OW: Do you have a utopian dream recording that you would love to work on?
DF: My experiences and opportunities already have surpassed my wildest dreams! I remember many years ago someone asking me this question and at the time I hadn’t recorded any complete operas. My answer was that I wanted to record operas. How fortunate that I am now doing just that.
OW: Maybe there are some technical innovations planned in the Metropolitan Opera that you are able to share?
DF: When I first started there about five years ago, I did change things such as some new microphones, microphone positions and reverb units. Subsequently we changed how we send our surround sound audio to the movie theaters. I think we are currently in a good place technically but of course we will also be prepared to continue to adapt and move into the future. There is always new gear to try, and new approaches to explore but it’s also important to value and keep what is working. Thanks to my predecessor Jay Saks–from whom we all learned a lot–my current excellent colleagues John Kerswell, Tim Martyn and an outstanding audio crew, we are in the enviable position of having a collective of great engineering minds and experience.
OW: In your opinion, does opera need saving today? What would be the right way of doing it?

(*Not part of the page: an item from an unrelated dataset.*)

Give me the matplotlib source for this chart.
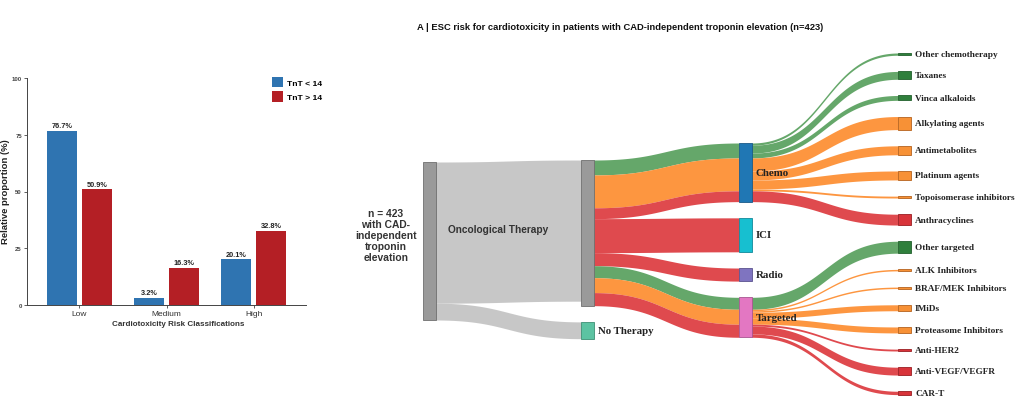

DF: People discuss this often: the relevance of opera, or of classical music in general. I like to think of it this way: we are still playing and listening to music that was written hundreds of years ago and I suspect we will continue to do so. Something about the music of Bach, for instance, still speaks to us today. How amazing is this? His world couldn’t have been more different and yet what he created reaches us emotionally, centuries later. I don’t know the answer but often wonder: what music of today will this hold true for, looking forward into the next several hundred years? In an historical context, classical music does not need saving because it has proven it can survive generation after generation. In our culture, value is almost always measured by immediate success and by money, but perhaps the real success comes with longevity and the music’s ability to transcend cultures and time and technology and speak to us directly.